___ Dataset section
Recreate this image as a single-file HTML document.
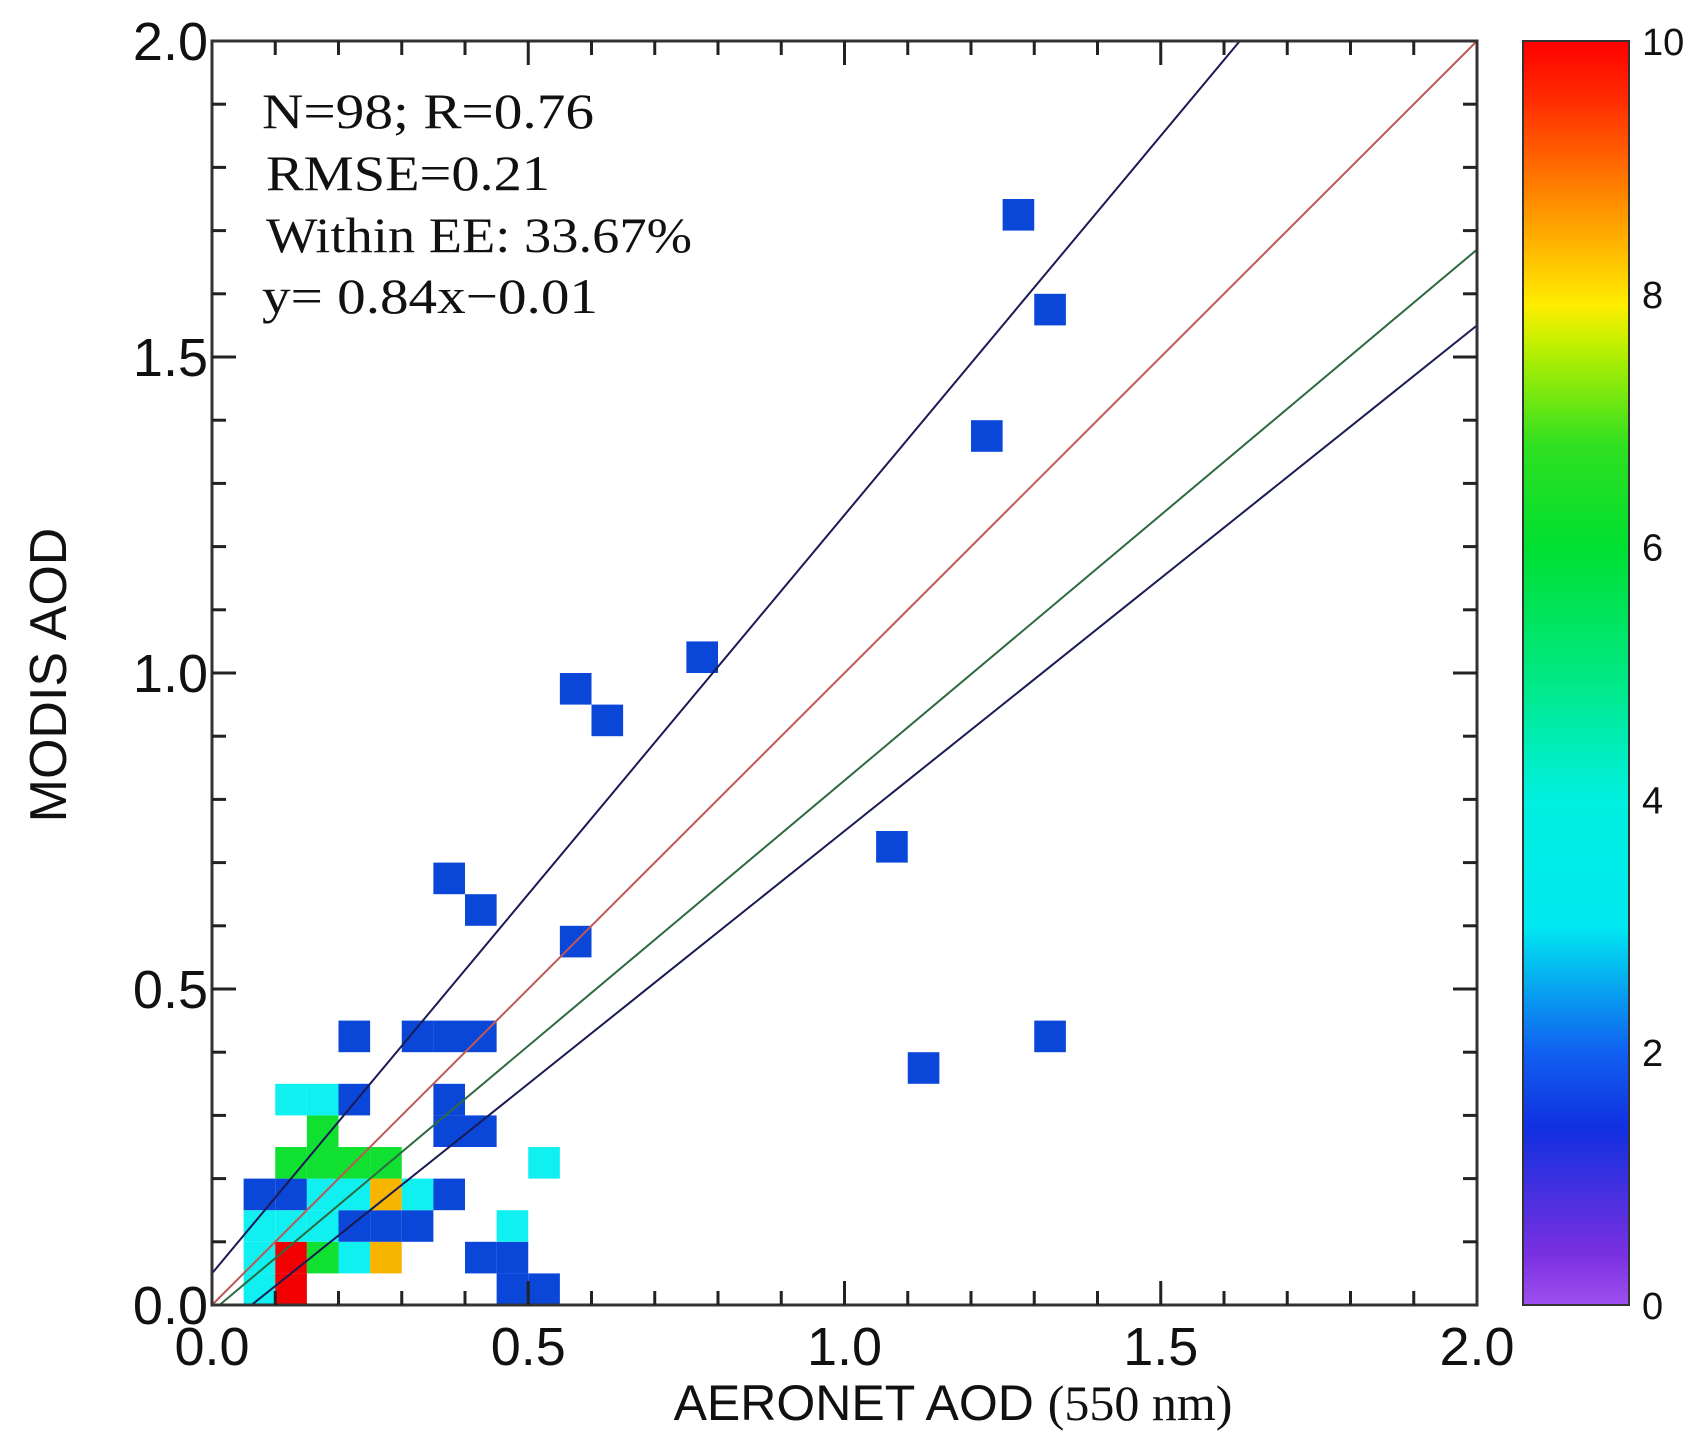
<!DOCTYPE html>
<html><head><meta charset="utf-8"><style>
html,body{margin:0;padding:0;background:#fff;}
svg{display:block;}
</style></head><body>
<svg id="chart" width="1708" height="1443" xmlns="http://www.w3.org/2000/svg">
<defs>
<linearGradient id="cbgrad" x1="0" y1="1" x2="0" y2="0">
<stop offset="0" stop-color="#a050f0"/>
<stop offset="0.04" stop-color="#7a30e0"/>
<stop offset="0.14" stop-color="#1030e0"/>
<stop offset="0.20" stop-color="#1060f0"/>
<stop offset="0.30" stop-color="#00e8f0"/>
<stop offset="0.40" stop-color="#00f0e0"/>
<stop offset="0.50" stop-color="#00e880"/>
<stop offset="0.60" stop-color="#00e030"/>
<stop offset="0.68" stop-color="#30e020"/>
<stop offset="0.76" stop-color="#c0f000"/>
<stop offset="0.79" stop-color="#ffee00"/>
<stop offset="0.87" stop-color="#ff9000"/>
<stop offset="0.95" stop-color="#ff3000"/>
<stop offset="1" stop-color="#ff0000"/>
</linearGradient>
</defs>
<g id="cells"></g>
<g id="lines"></g>
<g id="axes"></g>
<g font-family="Liberation Serif, serif" font-size="50" fill="#111">
<text x="262" y="128" textLength="332" lengthAdjust="spacingAndGlyphs">N=98; R=0.76</text>
<text x="266" y="190" textLength="284" lengthAdjust="spacingAndGlyphs">RMSE=0.21</text>
<text x="266" y="252" textLength="426" lengthAdjust="spacingAndGlyphs">Within EE: 33.67%</text>
<text x="262" y="313" textLength="336" lengthAdjust="spacingAndGlyphs">y= 0.84x−0.01</text>
</g>
<text x="953" y="1420" text-anchor="middle" font-size="50" fill="#111"><tspan font-family="Liberation Sans, sans-serif">AERONET AOD </tspan><tspan font-family="Liberation Serif, serif">(550 nm)</tspan></text>
<text transform="translate(66,675) rotate(-90)" text-anchor="middle" font-family="Liberation Sans, sans-serif" font-size="52" fill="#111">MODIS AOD</text>
<rect x="1523" y="41" width="106" height="1264" fill="url(#cbgrad)" stroke="#333" stroke-width="2"/>
<g id="cbticks"></g>
</svg>
<script>
const NS='http://www.w3.org/2000/svg';
const X0=212,X1=1477,Y0=1305,Y1=41;
const xs=v=>X0+(X1-X0)*v/2, ys=v=>Y0-(Y0-Y1)*v/2;
const cellSize=0.05;
// cell lower-left corners (x, y) and count category colour
const cellX=[0.05,0.10,0.45,0.50, 0.05,0.10,0.15,0.20,0.25,0.40,0.45, 0.05,0.10,0.15,0.20,0.25,0.30,0.45, 0.05,0.10,0.15,0.20,0.25,0.30,0.35, 0.10,0.15,0.20,0.25,0.50, 0.15,0.35,0.40, 0.10,0.15,0.20,0.35, 0.20,0.30,0.35,0.40, 1.25,1.30,1.20,0.75,0.55,0.60,1.05,0.35,0.40,0.55,1.10,1.30];
const cellY=[0,0,0,0, 0.05,0.05,0.05,0.05,0.05,0.05,0.05, 0.10,0.10,0.10,0.10,0.10,0.10,0.10, 0.15,0.15,0.15,0.15,0.15,0.15,0.15, 0.20,0.20,0.20,0.20,0.20, 0.25,0.25,0.25, 0.30,0.30,0.30,0.30, 0.40,0.40,0.40,0.40, 1.70,1.55,1.35,1.00,0.95,0.90,0.70,0.65,0.60,0.55,0.35,0.40];
const cellC=['c','r','b','b', 'c','r','g','c','o','b','b', 'c','c','c','b','b','b','c', 'b','b','c','c','o','c','b', 'g','g','g','g','c', 'g','b','b', 'c','c','b','b', 'b','b','b','b', 'b','b','b','b','b','b','b','b','b','b','b','b'];
const palette={b:'#0a46d8',c:'#10f0f0',g:'#10e030',o:'#f7b500',r:'#f20000'};
const cells=document.getElementById('cells');
for(let i=0;i<cellX.length;i++){
  const r=document.createElementNS(NS,'rect');
  r.setAttribute('x',xs(cellX[i]));r.setAttribute('y',ys(cellY[i]+cellSize));
  r.setAttribute('width',xs(cellSize)-X0);r.setAttribute('height',Y0-ys(cellSize));
  r.setAttribute('fill',palette[cellC[i]]);
  
  
  cells.appendChild(r);
}
const lineSlopes=[1,1.2,0.8,0.84];
const lineIntercepts=[0,0.05,-0.05,-0.01];
const lineNames=['one-to-one-line','ee-upper-line','ee-lower-line','fit-line'];
const lineColors=['#c05858','#1a1a55','#1a1a55','#2e6a40'];
const lg=document.getElementById('lines');
for(let i=0;i<lineSlopes.length;i++){
  const m=lineSlopes[i],b=lineIntercepts[i];
  let xa=Math.max(0,-b/m), xb=Math.min(2,(2-b)/m);
  const l=document.createElementNS(NS,'line');
  l.setAttribute('x1',xs(xa));l.setAttribute('y1',ys(m*xa+b));
  l.setAttribute('x2',xs(xb));l.setAttribute('y2',ys(m*xb+b));
  l.setAttribute('stroke',lineColors[i]);l.setAttribute('stroke-width','2');
  
  
  lg.appendChild(l);
}
const ax=document.getElementById('axes');
function mk(tag,attrs){const e=document.createElementNS(NS,tag);for(const k in attrs)e.setAttribute(k,attrs[k]);ax.appendChild(e);return e;}
const frame=mk('rect',{x:X0,y:Y1,width:X1-X0,height:Y0-Y1,fill:'none',stroke:'#333','stroke-width':3});


for(let k=1;k<20;k++){
  const v=k*0.1, len=(k%5===0)?24:14;
  [[xs(v),Y0,xs(v),Y0-len],[xs(v),Y1,xs(v),Y1+len],[X0,ys(v),X0+len,ys(v)],[X1,ys(v),X1-len,ys(v)]].forEach(c=>{
    const t=mk('line',{x1:c[0],y1:c[1],x2:c[2],y2:c[3],stroke:'#222','stroke-width':3});
    
    
  });
}
const tickLabels=['0.0','0.5','1.0','1.5','2.0'];
const tickVals=[0,0.5,1,1.5,2];
for(let i=0;i<tickVals.length;i++){
  const tx=mk('text',{x:xs(tickVals[i]),y:Y0+60,'text-anchor':'middle','font-family':'Liberation Sans, sans-serif','font-size':54,fill:'#111'});
  tx.textContent=tickLabels[i];
  
  
  const ty=mk('text',{x:X0-4,y:ys(tickVals[i])+19,'text-anchor':'end','font-family':'Liberation Sans, sans-serif','font-size':54,fill:'#111'});
  ty.textContent=tickLabels[i];
  
  
}
const cbLabels=['0','2','4','6','8','10'];
const cbVals=[0,2,4,6,8,10];
const cb=document.getElementById('cbticks');
for(let i=0;i<cbVals.length;i++){
  const y=1305-1264*cbVals[i]/10;
  const t=document.createElementNS(NS,'text');
  t.setAttribute('x',1642);t.setAttribute('y',y+14);
  t.setAttribute('font-family','Liberation Sans, sans-serif');t.setAttribute('font-size',38);t.setAttribute('fill','#111');
  t.textContent=cbLabels[i];
  
  
  cb.appendChild(t);
}
</script>
</body></html>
______
# Aim:
Repeat the full listing above exactly, with no pictures in the copy.

# Solution to the problem:
Recreate this image as a single-file HTML document.
<!DOCTYPE html>
<html><head><meta charset="utf-8"><style>
html,body{margin:0;padding:0;background:#fff;}
svg{display:block;}
</style></head><body>
<svg id="chart" width="1708" height="1443" xmlns="http://www.w3.org/2000/svg">
<defs>
<linearGradient id="cbgrad" x1="0" y1="1" x2="0" y2="0">
<stop offset="0" stop-color="#a050f0"/>
<stop offset="0.04" stop-color="#7a30e0"/>
<stop offset="0.14" stop-color="#1030e0"/>
<stop offset="0.20" stop-color="#1060f0"/>
<stop offset="0.30" stop-color="#00e8f0"/>
<stop offset="0.40" stop-color="#00f0e0"/>
<stop offset="0.50" stop-color="#00e880"/>
<stop offset="0.60" stop-color="#00e030"/>
<stop offset="0.68" stop-color="#30e020"/>
<stop offset="0.76" stop-color="#c0f000"/>
<stop offset="0.79" stop-color="#ffee00"/>
<stop offset="0.87" stop-color="#ff9000"/>
<stop offset="0.95" stop-color="#ff3000"/>
<stop offset="1" stop-color="#ff0000"/>
</linearGradient>
</defs>
<g id="cells"></g>
<g id="lines"></g>
<g id="axes"></g>
<g font-family="Liberation Serif, serif" font-size="50" fill="#111">
<text x="262" y="128" textLength="332" lengthAdjust="spacingAndGlyphs">N=98; R=0.76</text>
<text x="266" y="190" textLength="284" lengthAdjust="spacingAndGlyphs">RMSE=0.21</text>
<text x="266" y="252" textLength="426" lengthAdjust="spacingAndGlyphs">Within EE: 33.67%</text>
<text x="262" y="313" textLength="336" lengthAdjust="spacingAndGlyphs">y= 0.84x−0.01</text>
</g>
<text x="953" y="1420" text-anchor="middle" font-size="50" fill="#111"><tspan font-family="Liberation Sans, sans-serif">AERONET AOD </tspan><tspan font-family="Liberation Serif, serif">(550 nm)</tspan></text>
<text transform="translate(66,675) rotate(-90)" text-anchor="middle" font-family="Liberation Sans, sans-serif" font-size="52" fill="#111">MODIS AOD</text>
<rect x="1523" y="41" width="106" height="1264" fill="url(#cbgrad)" stroke="#333" stroke-width="2"/>
<g id="cbticks"></g>
</svg>
<script>
const NS='http://www.w3.org/2000/svg';
const X0=212,X1=1477,Y0=1305,Y1=41;
const xs=v=>X0+(X1-X0)*v/2, ys=v=>Y0-(Y0-Y1)*v/2;
const cellSize=0.05;
// cell lower-left corners (x, y) and count category colour
const cellX=[0.05,0.10,0.45,0.50, 0.05,0.10,0.15,0.20,0.25,0.40,0.45, 0.05,0.10,0.15,0.20,0.25,0.30,0.45, 0.05,0.10,0.15,0.20,0.25,0.30,0.35, 0.10,0.15,0.20,0.25,0.50, 0.15,0.35,0.40, 0.10,0.15,0.20,0.35, 0.20,0.30,0.35,0.40, 1.25,1.30,1.20,0.75,0.55,0.60,1.05,0.35,0.40,0.55,1.10,1.30];
const cellY=[0,0,0,0, 0.05,0.05,0.05,0.05,0.05,0.05,0.05, 0.10,0.10,0.10,0.10,0.10,0.10,0.10, 0.15,0.15,0.15,0.15,0.15,0.15,0.15, 0.20,0.20,0.20,0.20,0.20, 0.25,0.25,0.25, 0.30,0.30,0.30,0.30, 0.40,0.40,0.40,0.40, 1.70,1.55,1.35,1.00,0.95,0.90,0.70,0.65,0.60,0.55,0.35,0.40];
const cellC=['c','r','b','b', 'c','r','g','c','o','b','b', 'c','c','c','b','b','b','c', 'b','b','c','c','o','c','b', 'g','g','g','g','c', 'g','b','b', 'c','c','b','b', 'b','b','b','b', 'b','b','b','b','b','b','b','b','b','b','b','b'];
const palette={b:'#0a46d8',c:'#10f0f0',g:'#10e030',o:'#f7b500',r:'#f20000'};
const cells=document.getElementById('cells');
for(let i=0;i<cellX.length;i++){
  const r=document.createElementNS(NS,'rect');
  r.setAttribute('x',xs(cellX[i]));r.setAttribute('y',ys(cellY[i]+cellSize));
  r.setAttribute('width',xs(cellSize)-X0);r.setAttribute('height',Y0-ys(cellSize));
  r.setAttribute('fill',palette[cellC[i]]);
  
  
  cells.appendChild(r);
}
const lineSlopes=[1,1.2,0.8,0.84];
const lineIntercepts=[0,0.05,-0.05,-0.01];
const lineNames=['one-to-one-line','ee-upper-line','ee-lower-line','fit-line'];
const lineColors=['#c05858','#1a1a55','#1a1a55','#2e6a40'];
const lg=document.getElementById('lines');
for(let i=0;i<lineSlopes.length;i++){
  const m=lineSlopes[i],b=lineIntercepts[i];
  let xa=Math.max(0,-b/m), xb=Math.min(2,(2-b)/m);
  const l=document.createElementNS(NS,'line');
  l.setAttribute('x1',xs(xa));l.setAttribute('y1',ys(m*xa+b));
  l.setAttribute('x2',xs(xb));l.setAttribute('y2',ys(m*xb+b));
  l.setAttribute('stroke',lineColors[i]);l.setAttribute('stroke-width','2');
  
  
  lg.appendChild(l);
}
const ax=document.getElementById('axes');
function mk(tag,attrs){const e=document.createElementNS(NS,tag);for(const k in attrs)e.setAttribute(k,attrs[k]);ax.appendChild(e);return e;}
const frame=mk('rect',{x:X0,y:Y1,width:X1-X0,height:Y0-Y1,fill:'none',stroke:'#333','stroke-width':3});


for(let k=1;k<20;k++){
  const v=k*0.1, len=(k%5===0)?24:14;
  [[xs(v),Y0,xs(v),Y0-len],[xs(v),Y1,xs(v),Y1+len],[X0,ys(v),X0+len,ys(v)],[X1,ys(v),X1-len,ys(v)]].forEach(c=>{
    const t=mk('line',{x1:c[0],y1:c[1],x2:c[2],y2:c[3],stroke:'#222','stroke-width':3});
    
    
  });
}
const tickLabels=['0.0','0.5','1.0','1.5','2.0'];
const tickVals=[0,0.5,1,1.5,2];
for(let i=0;i<tickVals.length;i++){
  const tx=mk('text',{x:xs(tickVals[i]),y:Y0+60,'text-anchor':'middle','font-family':'Liberation Sans, sans-serif','font-size':54,fill:'#111'});
  tx.textContent=tickLabels[i];
  
  
  const ty=mk('text',{x:X0-4,y:ys(tickVals[i])+19,'text-anchor':'end','font-family':'Liberation Sans, sans-serif','font-size':54,fill:'#111'});
  ty.textContent=tickLabels[i];
  
  
}
const cbLabels=['0','2','4','6','8','10'];
const cbVals=[0,2,4,6,8,10];
const cb=document.getElementById('cbticks');
for(let i=0;i<cbVals.length;i++){
  const y=1305-1264*cbVals[i]/10;
  const t=document.createElementNS(NS,'text');
  t.setAttribute('x',1642);t.setAttribute('y',y+14);
  t.setAttribute('font-family','Liberation Sans, sans-serif');t.setAttribute('font-size',38);t.setAttribute('fill','#111');
  t.textContent=cbLabels[i];
  
  
  cb.appendChild(t);
}
</script>
</body></html>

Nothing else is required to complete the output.